Journalisme & création de contenus (1/5) • Une relation contre nature ?

Les réseaux sociaux deviennent les terrains de jeux de journalistes à la recherche d’une nouvelle manière de raconter l’info. Des néo-reporters, suivis parfois par des centaines de milliers de personnes, qui rebattent les cartes de l’univers médiatique et créent des ponts entre médias traditionnels et numériques.

Journalisme & création de contenus (1/5) • Une relation contre nature ?

Les réseaux sociaux deviennent les terrains de jeux de journalistes à la recherche d’une nouvelle manière de raconter l’info. Des néo-reporters, suivis parfois par des centaines de milliers de personnes, qui rebattent les cartes de l’univers médiatique et créent des ponts entre médias traditionnels et numériques.

Article initialement publié dans le PHRases 2025.

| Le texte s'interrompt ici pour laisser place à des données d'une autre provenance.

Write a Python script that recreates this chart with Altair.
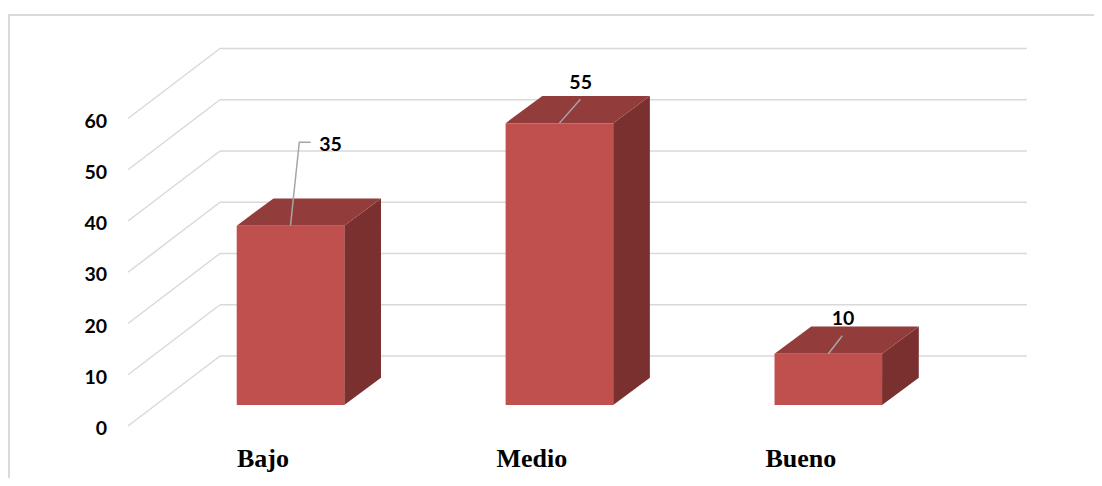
import altair as alt
import pandas as pd

# ---- data ----
categories = ["Bajo", "Medio", "Bueno"]
values = [35, 55, 10]
y_ticks = [0, 10, 20, 30, 40, 50, 60]

# ---- style constants (expressed in axis units) ----
BAR_HALF = 0.2          # half bar width (category units)
DEPTH_X = 0.1365        # bar depth, horizontal
DEPTH_Y = 5.3           # bar depth, vertical
FRONT_X, FRONT_DY = -0.6043, -4.1   # front edge of the wall plane
BACK_X, BACK_DY = -0.2622, 9.56     # back wall plane
WALL_END = 2.7386
TICK_LABEL_X = -0.6824
CAT_DX, CAT_Y = -0.1023, -12.16
label_dx = [0.149, 0.079, 0.055]
label_dy = [15.8, 7.9, 6.8]
leader_pts = [
    [(0, 0), (0.0327, 16.26), (0.0751, 16.26)],
    [(0, 0), (0.0781, 4.65)],
    [(0, 0), (0.052, 3.52)],
]

FRONT_COLOR = "#C0504D"
TOP_COLOR = "#923C3B"
SIDE_COLOR = "#7B3030"
GRID_COLOR = "#D9D9D9"

W, H = 1086, 464
xs = alt.Scale(domain=[0, 2], range=[282.5, 820.3], nice=False, zero=False)
ys = alt.Scale(domain=[0, 60], range=[391, 83.5], nice=False, zero=False)

def X(f):
    return alt.X(f, type="quantitative", scale=xs, axis=None)

def Y(f):
    return alt.Y(f, type="quantitative", scale=ys, axis=None)

# ---- tables ----
grid = pd.DataFrame({"v": y_ticks})
grid["yb"] = grid["v"] + BACK_DY
grid["yf"] = grid["v"] + FRONT_DY
grid["xb0"] = BACK_X
grid["xb1"] = WALL_END
grid["xf"] = FRONT_X
grid["xl"] = TICK_LABEL_X
grid["lab"] = grid["v"].astype(str)

bars = pd.DataFrame({"cat": categories, "v": values})
bars["i"] = range(len(categories))
bars["x0"] = bars["i"] - BAR_HALF
bars["x1"] = bars["i"] + BAR_HALF
bars["zero"] = 0
bars["lx"] = bars["i"] + pd.Series(label_dx)
bars["ly"] = bars["v"] + pd.Series(label_dy)
bars["lab"] = bars["v"].astype(str)
bars["cx"] = bars["i"] + CAT_DX
bars["cy"] = CAT_Y

top_rows, side_rows, lead_rows = [], [], []
for i, (c, v) in enumerate(zip(categories, values)):
    top_rows.append({"cat": c, "y": v, "xl": i - BAR_HALF, "xr": i + BAR_HALF})
    top_rows.append({"cat": c, "y": v + DEPTH_Y, "xl": i - BAR_HALF + DEPTH_X, "xr": i + BAR_HALF + DEPTH_X})
    side_rows.append({"cat": c, "x": i + BAR_HALF, "yt": v, "yb": 0})
    side_rows.append({"cat": c, "x": i + BAR_HALF + DEPTH_X, "yt": v + DEPTH_Y, "yb": DEPTH_Y})
    for k, (dx, dy) in enumerate(leader_pts[i]):
        lead_rows.append({"cat": c, "k": k, "x": i + dx, "y": v + dy})
top = pd.DataFrame(top_rows)
side = pd.DataFrame(side_rows)
lead = pd.DataFrame(lead_rows)

# ---- layers ----
back_grid = alt.Chart(grid).mark_rule(color=GRID_COLOR, strokeWidth=1.5).encode(
    x=X("xb0"), x2="xb1", y=Y("yb"))
diag = alt.Chart(grid).mark_rule(color=GRID_COLOR, strokeWidth=1.5).encode(
    x=X("xf"), x2="xb0", y=Y("yf"), y2="yb")
tick_labels = alt.Chart(grid).mark_text(
    font="Lato", fontWeight="bold", fontSize=19.5, align="right", baseline="middle", dy=3, color="black"
).encode(x=X("xl"), y=Y("yf"), text="lab:N")

front = alt.Chart(bars).mark_rect(color=FRONT_COLOR).encode(
    x=X("x0"), x2="x1", y=Y("zero"), y2="v")
top_face = alt.Chart(top).mark_area(orient="horizontal", color=TOP_COLOR).encode(
    y=Y("y"), x=X("xl"), x2="xr", detail="cat:N")
side_face = alt.Chart(side).mark_area(orient="vertical", color=SIDE_COLOR).encode(
    x=X("x"), y=Y("yt"), y2="yb", detail="cat:N")

leaders = alt.Chart(lead).mark_line(color="#A6A6A6", strokeWidth=1.5).encode(
    x=X("x"), y=Y("y"), detail="cat:N", order="k:Q")
value_labels = alt.Chart(bars).mark_text(
    font="Lato", fontWeight="bold", fontSize=19.5, align="center", baseline="middle", color="black"
).encode(x=X("lx"), y=Y("ly"), text="lab:N")
cat_labels = alt.Chart(bars).mark_text(
    font="Liberation Serif", fontWeight="bold", fontSize=26, align="center", baseline="alphabetic", color="black"
).encode(x=X("cx"), y=Y("cy"), text="cat:N")

border_left = alt.Chart(grid).mark_rule(color=GRID_COLOR, strokeWidth=1.5).encode(
    x=alt.value(0.75), y=alt.value(0), y2=alt.value(H))
border_top = alt.Chart(grid).mark_rule(color=GRID_COLOR, strokeWidth=1.5).encode(
    y=alt.value(0.75), x=alt.value(0), x2=alt.value(W))

chart = alt.layer(
    border_left, border_top, back_grid, diag, tick_labels,
    side_face, top_face, front, leaders, value_labels, cat_labels
).properties(
    width=W, height=H,
    autosize=alt.AutoSizeParams(type="none"),
    padding={"left": 0, "top": 6, "right": 0, "bottom": 0},
    background="white",
).configure_view(strokeWidth=0)

chart.save("out.html", embed_options={"renderer": "svg", "actions": False})
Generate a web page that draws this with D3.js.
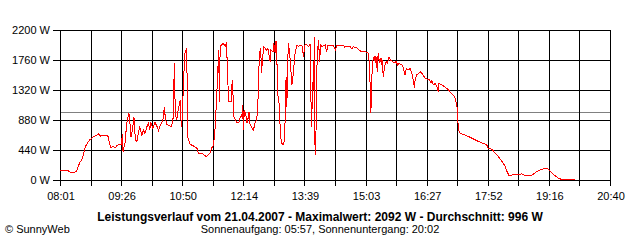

Les créateurs de contenus journalistiques sur YouTube sont-ils considérés comme des journalistes ? Les réseaux sociaux ont-ils fait émerger une nouvelle manière d’informer ? Comment les journalistes implantés sur Youtube gardent-ils leur légitimité sur le terrain ? Décryptage avec les journalistes et créatrices de contenus Charlotte Vautier et Justine Reix, venues de la presse traditionnelle, qui ont troqué leur stylo pour une caméra et un kit Mojo.

Qu’est-ce qui distingue un journaliste d’un créateur de contenu ?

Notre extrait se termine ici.